C’est un rêve de designer. Peut-être même un rêve tout court. «Lorsque le logo a été dévoilé le 9 février dernier et projeté sur l’arc de triomphe de l'Etoile, nous avons tous pensé à la Coupe du monde de 1998, quand les portraits des joueurs se découpaient sur le monument. Nous nous sommes presque sentis champions du monde!» Deux mois après la révélation de l’identité visuelle de Paris 2024, l’émotion reste palpable dans la voix de Kheireddine Sidhoum, directeur de la création de Dragon rouge. L’agence dirigée par Jean-Baptiste Danet a créé les codes visuels de la candidature de Paris aux Jeux olympiques et paralympiques 2024. Double médaille: elle et son client remportent le Grand Prix Stratégies du Design 2016 pour cette réalisation baptisée «La Force d’un rêve».

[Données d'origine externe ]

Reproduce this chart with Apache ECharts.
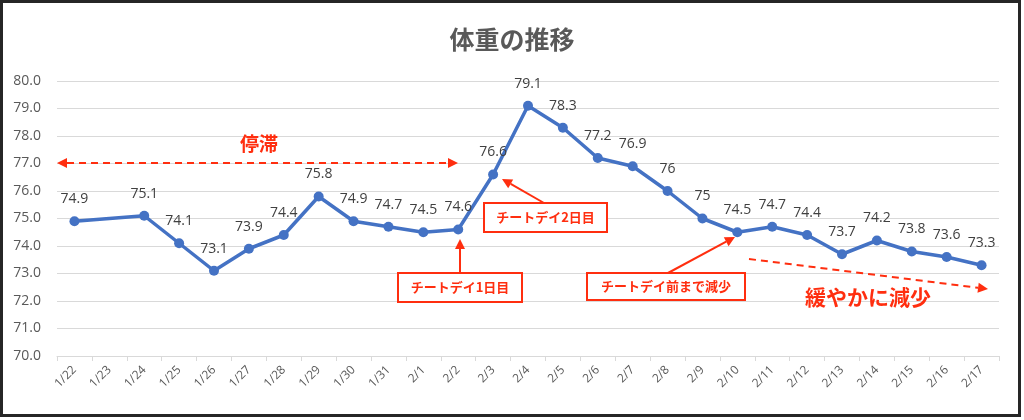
<!DOCTYPE html>
<html><head><meta charset="utf-8">
<script src="https://cdn.jsdelivr.net/npm/echarts@6/dist/echarts.min.js"></script>
<style>html,body{margin:0;padding:0;background:#fff}#c{width:1024px;height:420px}</style>
</head><body><div id="c"></div>
<script>
const titleText = '体重の推移';
const categories = ['1/22','1/23','1/24','1/25','1/26','1/27','1/28','1/29','1/30','1/31','2/1','2/2','2/3','2/4','2/5','2/6','2/7','2/8','2/9','2/10','2/11','2/12','2/13','2/14','2/15','2/16','2/17'];
const weights = [74.9,null,75.1,74.1,73.1,73.9,74.4,75.8,74.9,74.7,74.5,74.6,76.6,79.1,78.3,77.2,76.9,76,75,74.5,74.7,74.4,73.7,74.2,73.8,73.6,73.3];
const yMin = 70, yMax = 80, yStep = 1;

const RED = '#FF2E0F';
const FONT = '"Noto Sans CJK JP","Noto Sans",sans-serif';

function arrow(x1,y1,x2,y2,opts){
  opts = opts||{};
  const els=[];
  const head=opts.head||10, hw=opts.hw||5;
  const mk=(ax,ay,bx,by)=>{
    const dx=bx-ax, dy=by-ay, L=Math.hypot(dx,dy), ux=dx/L, uy=dy/L;
    const px=-uy, py=ux;
    const baseX=bx-ux*head, baseY=by-uy*head;
    els.push({type:'polygon',shape:{points:[[bx,by],[baseX+px*hw,baseY+py*hw],[baseX-px*hw,baseY-py*hw]]},style:{fill:RED},z:100});
    return [baseX,baseY];
  };
  let sx=x1, sy=y1, ex=x2, ey=y2;
  const e=mk(x1,y1,x2,y2); ex=e[0]; ey=e[1];
  if(opts.both){ const s=mk(x2,y2,x1,y1); sx=s[0]; sy=s[1]; }
  els.push({type:'line',shape:{x1:sx,y1:sy,x2:ex,y2:ey},style:{stroke:RED,lineWidth:2,lineDash:opts.dash?[7,5]:null},z:99});
  return els;
}
function box(x,y,w,h,text){
  return [
    {type:'rect',shape:{x:x,y:y,width:w,height:h},style:{fill:'#fff',stroke:RED,lineWidth:2},z:101},
    {type:'text',x:x+w/2,y:y+h/2,style:{text:text,fill:RED,font:'bold 13px '+FONT,align:'center',verticalAlign:'middle'},z:102}
  ];
}

const graphics = [].concat(
  [{type:'rect',shape:{x:1.5,y:1.5,width:1018,height:414},style:{fill:null,stroke:'#262626',lineWidth:3},z:200}],
  arrow(57,163,458,163,{dash:true,both:true}),
  [{type:'text',x:259,y:144,style:{text:'停滞',fill:RED,font:'bold 19px '+FONT,align:'center',verticalAlign:'middle'},z:102}],
  arrow(460,273,460,239,{}),
  box(398,273,124,29,'チートデイ1日目'),
  arrow(544,203,502,179,{}),
  box(484,203,123,29,'チートデイ2日目'),
  arrow(668,273,735,237,{}),
  box(587,273,158,27,'チートデイ前まで減少'),
  arrow(749,259,988,289,{dash:true}),
  [{type:'text',x:868,y:297,style:{text:'緩やかに減少',fill:RED,font:'bold 21px '+FONT,align:'center',verticalAlign:'middle'},z:102}]
);

const chart = echarts.init(document.getElementById('c'), null, {renderer:'canvas'});
chart.setOption({
  animation:false,
  backgroundColor:'#fff',
  title:{text:titleText,left:'center',top:22,textStyle:{fontFamily:FONT,fontSize:25,fontWeight:'bold',color:'#595959'}},
  grid:{left:57,right:25,top:81,bottom:64,containLabel:false},
  xAxis:{type:'category',data:categories,boundaryGap:true,
    axisLine:{lineStyle:{color:'#d9d9d9',width:1}},
    axisTick:{show:true,length:5,lineStyle:{color:'#d9d9d9'}},
    axisLabel:{rotate:45,fontSize:12,color:'#595959',fontFamily:'"Open Sans","Noto Sans",sans-serif',margin:12,interval:0}},
  yAxis:{type:'value',min:yMin,max:yMax,interval:yStep,
    axisLine:{show:false},axisTick:{show:false},
    splitLine:{lineStyle:{color:'#d9d9d9',width:1}},
    axisLabel:{fontSize:14,color:'#595959',fontFamily:'"Open Sans","Noto Sans",sans-serif',margin:16,formatter:v=>v.toFixed(1)}},
  series:[{type:'line',data:weights,connectNulls:true,
    lineStyle:{color:'#4472C4',width:3.5},
    itemStyle:{color:'#4472C4'},
    symbol:'circle',symbolSize:10,
    label:{show:true,position:'top',distance:10,fontSize:14,color:'#404040',fontFamily:'"Open Sans","Noto Sans",sans-serif'}}],
  graphic:graphics
});
</script></body></html>
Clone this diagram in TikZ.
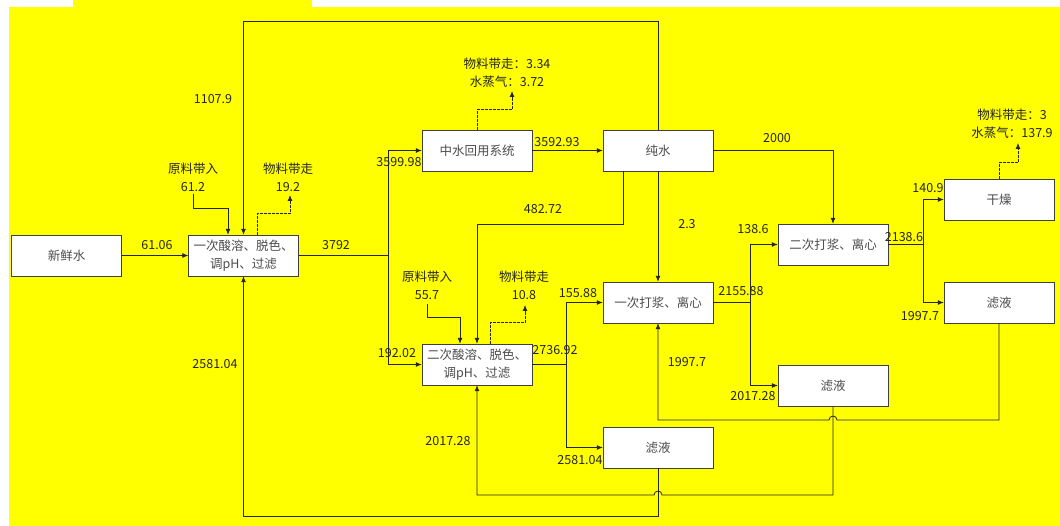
\documentclass[tikz,border=0pt]{standalone}
\usepackage{fontspec}
\newfontfamily\cjk{Noto Sans CJK SC}
\usetikzlibrary{positioning, arrows.meta}

\definecolor{bgyellow}{RGB}{255,255,0}
\tikzset{
    box/.style={draw=black!75, fill=white, minimum width=110pt, minimum height=41pt,
        inner sep=0pt, align=center, text=black!70},
    flow/.style={draw=black!85, line width=0.8pt},
    arr/.style={flow, -{Latex[length=6pt,width=5pt]}},
    loss/.style={arr, dashed, dash pattern=on 2.5pt off 1.5pt},
    lbl/.style={inner sep=0pt, align=center, text=black!85},
}

\begin{document}
\begin{tikzpicture}[x=1pt, y=-1pt, font=\cjk\fontsize{12.5}{18}\selectfont]
    % background
    \useasboundingbox (0,0) rectangle (1060,526);
    \fill[bgyellow] (9,7) rectangle (1060,526);
    \fill[bgyellow] (73,0) rectangle (312,7);

    % process boxes
    \node[box] (fresh)   at (66.5,255.5) {新鲜水};
    \node[box] (acid1)   at (243.5,255.5) {一次酸溶、脱色、\\调pH、过滤};
    \node[box] (reuse)   at (477,150.5) {中水回用系统};
    \node[box] (pure)    at (658,150.5) {纯水};
    \node[box] (acid2)   at (477,364.5) {二次酸溶、脱色、\\调pH、过滤};
    \node[box] (slurry1) at (658,302.5) {一次打浆、离心};
    \node[box] (filtB)   at (658,447.5) {滤液};
    \node[box] (slurry2) at (833,244.5) {二次打浆、离心};
    \node[box] (filtM)   at (833,385.5) {滤液};
    \node[box] (dry)     at (999,199.5) {干燥};
    \node[box] (filtR)   at (999,302.5) {滤液};

    % split points and free ends
    \coordinate (s1) at (388,255.5);
    \coordinate (s2) at (566,364.5);
    \coordinate (s3) at (750,302.5);
    \coordinate (s4) at (923,244.5);
    \coordinate (in1) at (193,194);
    \coordinate (in2) at (427,304);
    \coordinate (out1) at (290,195);
    \coordinate (out2) at (512,91);
    \coordinate (out3) at (525,305);
    \coordinate (out4) at (1018,143);

    % first acid step
    \draw[arr] (fresh) -- (acid1);
    \node[lbl] (l1) at (157,245) {61.06};
    \draw[arr] (in1) -- ++(0,14) -| ([xshift=-15.5pt]acid1.north);
    \node[lbl] (l2) at (193,177.5) {原料带入\\61.2};
    \draw[loss] ([xshift=13.5pt]acid1.north) -- ++(0,-21) -| (out1);
    \node[lbl] (l3) at (288,177.5) {物料带走\\19.2};
    \draw[arr] (pure.north) -- ++(0,-108) -| (acid1.north);
    \node[lbl] (l4) at (213,99) {1107.9};
    \draw[flow] (acid1.east) -- (s1);
    \node[lbl] (l5) at (336,245) {3792};
    \draw[arr] (s1) |- (reuse.west);
    \node[lbl] (l6) at (399,162) {3599.98};
    \draw[arr] (s1) |- (acid2.west);
    \node[lbl] (l7) at (397,353) {192.02};

    % water reuse and pure water
    \draw[arr] (reuse) -- (pure);
    \node[lbl] (l8) at (557,142) {3592.93};
    \draw[loss] (reuse.north) -- ++(0,-20) -| (out2);
    \node[lbl] (l9) at (507,73) {物料带走：3.34\\水蒸气：3.72};
    \draw[arr] ([xshift=-35pt]pure.south) -- ++(0,53) -| (acid2.north);
    \node[lbl] (l10) at (543,209) {482.72};
    \draw[arr] (pure) -- (slurry1);
    \node[lbl] (l11) at (687,224) {2.3};
    \draw[arr] (pure.east) -| (slurry2.north);
    \node[lbl] (l12) at (777,138) {2000};

    % second acid step
    \draw[arr] (in2) -- ++(0,13) -| ([xshift=-17pt]acid2.north);
    \node[lbl] (l13) at (427,285.5) {原料带入\\55.7};
    \draw[loss] ([xshift=13pt]acid2.north) -- ++(0,-21) -| (out3);
    \node[lbl] (l14) at (524,285.5) {物料带走\\10.8};
    \draw[flow] (acid2.east) -- (s2);
    \node[lbl] (l15) at (555,350) {2736.92};
    \draw[arr] (s2) |- (slurry1.west);
    \node[lbl] (l16) at (578,293) {155.88};
    \draw[arr] (s2) |- (filtB.west);
    \node[lbl] (l17) at (580,460) {2581.04};

    % slurry steps
    \draw[flow] (slurry1.east) -- (s3);
    \node[lbl] (l18) at (741,291) {2155.88};
    \draw[arr] (s3) |- (slurry2.west);
    \node[lbl] (l19) at (753,229) {138.6};
    \draw[arr] (s3) |- (filtM.west);
    \node[lbl] (l20) at (753,396) {2017.28};
    \draw[flow] (slurry2.east) -- (s4);
    \node[lbl] (l21) at (904,237) {2138.6};
    \draw[arr] (s4) |- (dry.west);
    \node[lbl] (l22) at (928,188) {140.9};
    \draw[arr] (s4) |- (filtR.west);
    \node[lbl] (l23) at (920,316) {1997.7};
    \draw[loss] (dry.north) -- ++(0,-16) -| (out4);
    \node[lbl] (l24) at (1012,124) {物料带走：3\\水蒸气：137.9};

    % filtrate returns
    \draw[arr] (filtR.south) |- (837,420) arc[start angle=0, end angle=180, radius=4pt] -| (slurry1.south);
    \node[lbl] (l25) at (687,362) {1997.7};
    \draw[arr] (filtM.south) |- (662,495) arc[start angle=0, end angle=180, radius=4pt] -| (acid2.south);
    \node[lbl] (l26) at (448,441) {2017.28};
    \draw[arr] (filtB.south) -- ++(0,48) -| (acid1.south);
    \node[lbl] (l27) at (215,364) {2581.04};
\end{tikzpicture}
\end{document}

Couleurs vives et dégradés d’outremer, de fuchsia et de mandarine, volutes qui forment le chiffre 24, mais également la silhouette de la tour Eiffel… La création de Dragon rouge, confrontée dans le round final à Evian Pack Prestige (interne), a suscité l’adhésion du jury réuni le 16 mars dernier à Paris. «Paris 2024 illustre la différence entre l’essentiel et le simplisme. En ce sens, l’identité va à l’essentiel: le pont entre un symbole parisien, la tour Eiffel et la date 2024», explique Pierre Nabhan, cofondateur de l’agence Joos Nabhan.
Magalie Hidoux, responsable du service packaging de Monoprix, salue quant à elle «un logo à la fois élégant et puissant, en corrélation totale avec la signature “La Force d’un rêve”, fédérateur et positif, international et mémorisable». Edilia Gänz, directrice de l'association de promotion de l'opéra et du ballet Fedora, qui avait remporté le Grand Prix Stratégies du design 2015, participait au jury et relève «un design qui réalise une fusion entre le pays d'accueil et l'événement international, ce qui met en lumière l'ouverture de la France au monde».
Dépasser les diverses contraintes
Au-delà d’un logo, l’identité de Paris 2024 véhicule aussi un message d’espoir, selon Eric Bonnet, directeur général adjoint d’Insign: «Au moment du vote, je l'avais défendu et déjà dit. La France, les Français ont besoin d'autant plus aujourd'hui de se retrouver autour d’un signe fort qui leur redonne de la fierté d'appartenance. Cette tour Eiffel 2024, c'est aussi l'icône de nos ambitions simples et sincères, celle d'accueillir le monde chez nous dans le respect de tous et de chacun. Loin des contraintes de la construction de ce logotype – et il y en a énormément –, cette identité visuelle nous fédère, nous réunit, nous unit vers un idéal simple et coloré: celui d'aimer ce que nous sommes et encore plus ce que nous serons.» Voilà un logo qui génère de l’émotion. Plus pragmatiquement, Pierre Nabhan rappelle que «les contraintes de ce type d’appel d’offres sont aussi à prendre en considération, car elles ne contribuent pas en général à faciliter l’exercice».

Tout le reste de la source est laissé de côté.